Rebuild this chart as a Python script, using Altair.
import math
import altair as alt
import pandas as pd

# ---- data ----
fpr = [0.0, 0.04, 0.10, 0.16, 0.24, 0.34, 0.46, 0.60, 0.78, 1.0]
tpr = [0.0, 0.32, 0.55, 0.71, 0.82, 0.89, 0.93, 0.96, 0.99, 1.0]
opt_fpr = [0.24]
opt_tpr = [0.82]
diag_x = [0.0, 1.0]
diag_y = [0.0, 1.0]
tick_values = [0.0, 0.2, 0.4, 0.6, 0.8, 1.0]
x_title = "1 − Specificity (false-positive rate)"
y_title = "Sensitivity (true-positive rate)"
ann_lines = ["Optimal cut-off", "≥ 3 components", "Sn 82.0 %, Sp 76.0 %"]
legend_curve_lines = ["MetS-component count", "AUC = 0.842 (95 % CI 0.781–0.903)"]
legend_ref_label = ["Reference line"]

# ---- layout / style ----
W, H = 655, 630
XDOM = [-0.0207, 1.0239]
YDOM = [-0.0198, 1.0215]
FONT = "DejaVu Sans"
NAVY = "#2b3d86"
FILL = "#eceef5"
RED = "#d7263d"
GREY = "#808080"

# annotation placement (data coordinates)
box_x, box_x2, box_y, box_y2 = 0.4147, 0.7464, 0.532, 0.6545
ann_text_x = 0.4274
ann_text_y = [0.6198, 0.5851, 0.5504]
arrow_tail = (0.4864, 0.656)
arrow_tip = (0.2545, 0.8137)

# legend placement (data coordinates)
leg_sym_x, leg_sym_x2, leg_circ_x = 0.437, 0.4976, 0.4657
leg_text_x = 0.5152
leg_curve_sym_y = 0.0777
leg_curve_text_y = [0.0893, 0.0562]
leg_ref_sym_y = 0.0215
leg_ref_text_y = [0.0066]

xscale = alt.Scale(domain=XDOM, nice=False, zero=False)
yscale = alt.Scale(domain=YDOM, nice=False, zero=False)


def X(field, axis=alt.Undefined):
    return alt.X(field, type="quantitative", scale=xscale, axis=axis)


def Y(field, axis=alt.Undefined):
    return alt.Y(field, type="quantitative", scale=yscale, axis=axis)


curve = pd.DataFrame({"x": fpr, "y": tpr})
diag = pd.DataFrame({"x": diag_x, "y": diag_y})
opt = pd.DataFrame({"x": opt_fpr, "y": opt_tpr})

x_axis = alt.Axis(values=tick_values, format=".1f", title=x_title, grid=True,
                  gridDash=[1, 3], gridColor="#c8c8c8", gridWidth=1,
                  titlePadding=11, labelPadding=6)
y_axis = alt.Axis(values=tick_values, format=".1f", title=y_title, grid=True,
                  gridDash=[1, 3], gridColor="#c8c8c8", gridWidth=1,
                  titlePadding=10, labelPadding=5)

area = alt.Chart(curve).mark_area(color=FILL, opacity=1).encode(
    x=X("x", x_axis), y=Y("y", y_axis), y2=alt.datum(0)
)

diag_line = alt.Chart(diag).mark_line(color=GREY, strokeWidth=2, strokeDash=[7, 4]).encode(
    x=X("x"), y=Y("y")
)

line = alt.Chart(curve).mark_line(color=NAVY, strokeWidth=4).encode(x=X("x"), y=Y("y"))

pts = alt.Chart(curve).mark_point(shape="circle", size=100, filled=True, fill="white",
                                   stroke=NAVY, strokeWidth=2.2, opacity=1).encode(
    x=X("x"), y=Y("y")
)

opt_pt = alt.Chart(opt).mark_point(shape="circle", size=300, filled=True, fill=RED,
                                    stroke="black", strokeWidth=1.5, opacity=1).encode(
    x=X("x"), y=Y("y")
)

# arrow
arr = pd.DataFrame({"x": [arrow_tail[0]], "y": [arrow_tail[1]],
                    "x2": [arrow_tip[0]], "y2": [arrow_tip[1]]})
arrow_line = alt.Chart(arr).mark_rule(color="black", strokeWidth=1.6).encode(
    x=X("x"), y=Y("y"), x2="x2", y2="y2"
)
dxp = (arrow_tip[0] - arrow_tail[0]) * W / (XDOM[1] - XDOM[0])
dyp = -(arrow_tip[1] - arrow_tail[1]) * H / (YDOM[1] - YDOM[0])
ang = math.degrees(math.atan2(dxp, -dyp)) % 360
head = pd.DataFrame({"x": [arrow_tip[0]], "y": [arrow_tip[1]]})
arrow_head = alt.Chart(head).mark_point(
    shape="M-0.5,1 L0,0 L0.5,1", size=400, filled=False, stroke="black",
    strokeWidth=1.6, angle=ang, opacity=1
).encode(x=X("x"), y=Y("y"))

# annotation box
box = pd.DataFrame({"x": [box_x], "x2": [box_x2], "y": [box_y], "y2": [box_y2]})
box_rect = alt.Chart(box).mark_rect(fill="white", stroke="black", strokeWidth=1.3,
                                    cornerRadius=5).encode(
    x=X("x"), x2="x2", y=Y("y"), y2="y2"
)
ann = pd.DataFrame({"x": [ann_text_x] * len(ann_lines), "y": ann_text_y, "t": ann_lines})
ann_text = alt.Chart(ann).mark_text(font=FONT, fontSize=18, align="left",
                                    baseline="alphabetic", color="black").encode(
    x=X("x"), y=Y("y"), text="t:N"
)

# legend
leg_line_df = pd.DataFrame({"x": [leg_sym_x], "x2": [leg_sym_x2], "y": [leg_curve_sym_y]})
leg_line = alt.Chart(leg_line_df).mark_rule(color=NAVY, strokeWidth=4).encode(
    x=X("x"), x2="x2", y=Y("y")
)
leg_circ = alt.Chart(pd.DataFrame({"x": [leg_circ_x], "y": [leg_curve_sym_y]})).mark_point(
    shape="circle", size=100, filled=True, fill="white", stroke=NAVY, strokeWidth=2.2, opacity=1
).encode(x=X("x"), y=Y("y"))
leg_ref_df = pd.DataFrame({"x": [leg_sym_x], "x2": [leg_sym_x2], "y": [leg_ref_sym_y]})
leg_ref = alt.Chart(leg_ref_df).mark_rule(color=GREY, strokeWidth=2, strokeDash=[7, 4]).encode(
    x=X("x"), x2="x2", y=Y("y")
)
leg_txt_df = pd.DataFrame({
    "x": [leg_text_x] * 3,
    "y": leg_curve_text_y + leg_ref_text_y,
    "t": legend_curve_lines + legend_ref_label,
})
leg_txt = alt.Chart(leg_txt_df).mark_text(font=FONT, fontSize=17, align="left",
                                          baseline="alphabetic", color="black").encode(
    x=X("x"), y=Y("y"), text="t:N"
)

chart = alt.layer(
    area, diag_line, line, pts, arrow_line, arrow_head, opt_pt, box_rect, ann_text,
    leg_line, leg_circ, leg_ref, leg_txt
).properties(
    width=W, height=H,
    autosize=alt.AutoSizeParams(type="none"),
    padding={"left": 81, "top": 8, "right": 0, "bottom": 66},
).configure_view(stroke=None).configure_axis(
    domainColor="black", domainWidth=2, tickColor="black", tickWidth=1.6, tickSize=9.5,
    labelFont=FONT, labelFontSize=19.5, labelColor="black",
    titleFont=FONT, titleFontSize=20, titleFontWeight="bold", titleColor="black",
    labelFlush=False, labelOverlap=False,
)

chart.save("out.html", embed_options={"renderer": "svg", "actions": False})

** GIVEN EXERCISE **
Give back the listing exactly, please, from its first line to the line containing "import pandas as pd", inclusive, and nothing past that line.

** RESULT OF THIS EXERCISE **
Rebuild this chart as a Python script, using Altair.
import math
import altair as alt
import pandas as pd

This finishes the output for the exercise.